While there is greater weight given to evidence from experimental than observational studies, experiments are difficult in environmental health. Analysis of observational data is often used instead. There are problems inherent in observational studies that pertain to variables that are confounders and effect modifiers. Observational studies face the principal problem of a large number of inter-relationships between variables. These can confound or modify effects. It is vital to a valid analysis and meaningful interpretation that we include these. It is problematic that scientists select variables from a multitude of possibilities found in the literature. Scientists also gather variables from a plethora of possible data sources. There is a long process of hypothesising, study design, data collection, cleaning, exploration, decision making, preparation, data analysis, model building and model checking.

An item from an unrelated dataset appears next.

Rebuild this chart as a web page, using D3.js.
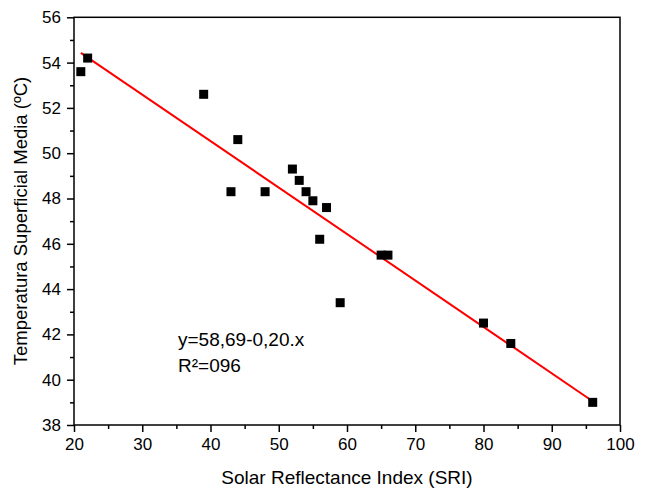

This process has been described as a vast ‘garden of forking paths’ which connect steps and decisions the analyst must make, but they could have made others. These issues might result in mere correlation interpreted as causation.

Adequately documenting the methods and results of data analysis helps safeguard against such mistakes. This thesis proposes that reproducible research pipelines address the problem of adequate documentation of data analysis. This is because they make it easy to check the methods. Assumptions are easy to challenge and results verified in new analyses. Reproducible research pipelines extend traditional research. They do this by encoding the steps in a computer ‘scripting’ language and distributing the data and code with publications. Traditional research moves through the steps of hypothesis and design, measured data, analytic data, computational results (for figures, tables and numerical results), and reports (text and formatted manuscript).